Either way. Owner-supplied is fine — bring the box and a sample to the booking call so we can confirm the spec, the joint width, and the trim need. Most herringbone installs we do are 3x6 or 3x12 ceramic subway (Daltile Restore, Bedrosians Cloé, Pental, Lowe's, Home Depot) or 4x16 or 6x24 plank-format porcelain. For chevron we look at pre-mitered chevron sets from Walker Zanger and similar premium lines. Tile is line-itemed separately from labor on the quote.
What about substrate prep — does herringbone need more prep than subway?
Yes — herringbone is more demanding on substrate flatness than running bond because the angled joints catch any wall belly at a different angle than the next course up. The eye reads a wave that running bond would mask. We tap-test the drywall for soft spots, run a 4-foot straightedge for flatness, and skim-coat any wave or seam with a setting-type compound before tile. Plank-format and large-format herringbone are the most demanding; full-substrate skim coat is sometimes the right call on a wall that has multiple seams.
How do I clean a herringbone backsplash without damaging the grout or caulk?
Mild dish soap, warm water, and a soft microfiber cloth for daily cleaning. The angled grout joints catch grease and splatter slightly more than horizontal joints because the runs are not gravity-aligned; a weekly wipe-down with the cleaner keeps the joints from staining. Avoid abrasive scrub pads (steel wool, hard-bristle pads) and abrasive cleaners (Comet, Bar Keepers Friend powder will dull the grout color). Avoid bleach gels and acidic descalers (CLR, vinegar) at the silicone seam.
Is the work guaranteed?
Yes — one-year project warranty on every herringbone backsplash install.

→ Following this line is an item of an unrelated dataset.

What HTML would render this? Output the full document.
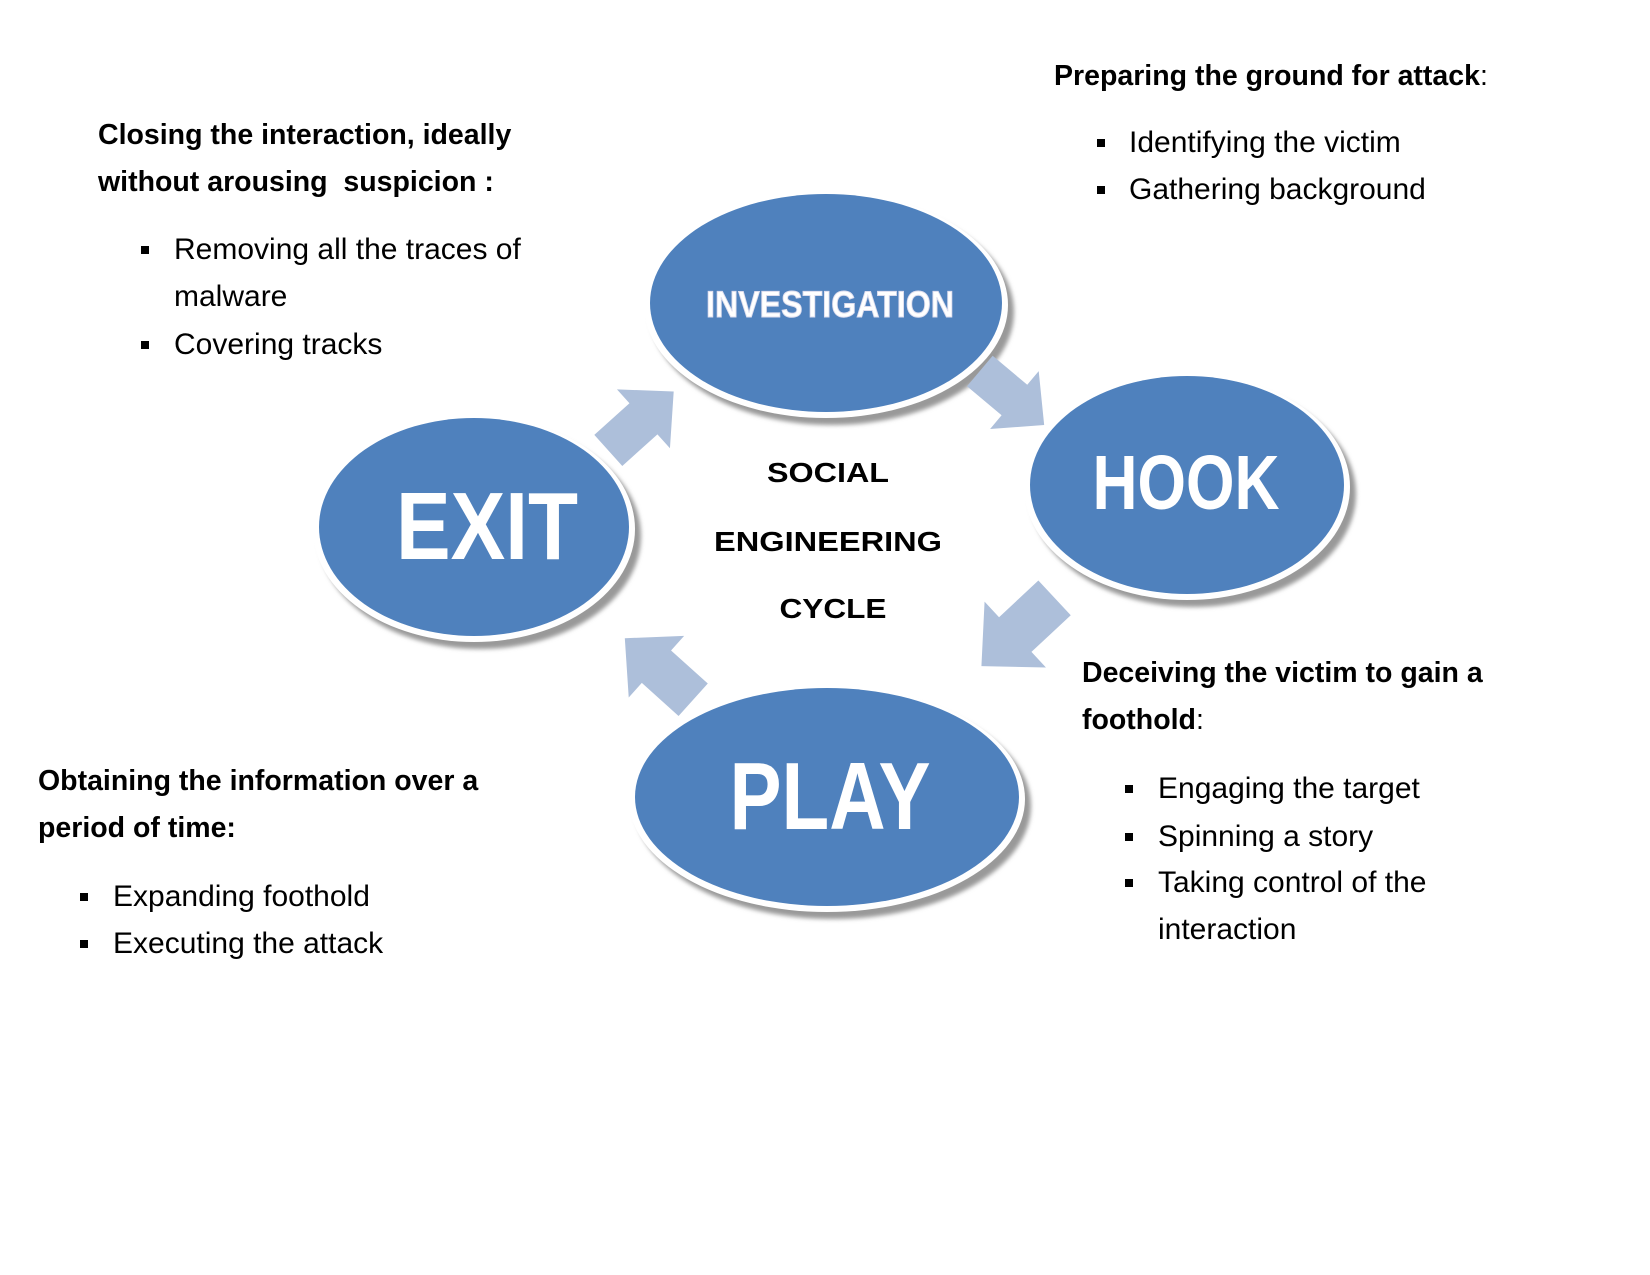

If a joint cracks, a tile pops, an angled cut comes loose at the outside corner, the silicone splits at the counter seam, or an outlet cover sits loose within a year because of our install, we come back and fix it at no extra charge. The warranty does not cover damage from a new range impact or owner-applied cleaning chemicals stripping the grout sealer ahead of schedule. Every Handis tech carries liability insurance and has cleared a background screening before the first job.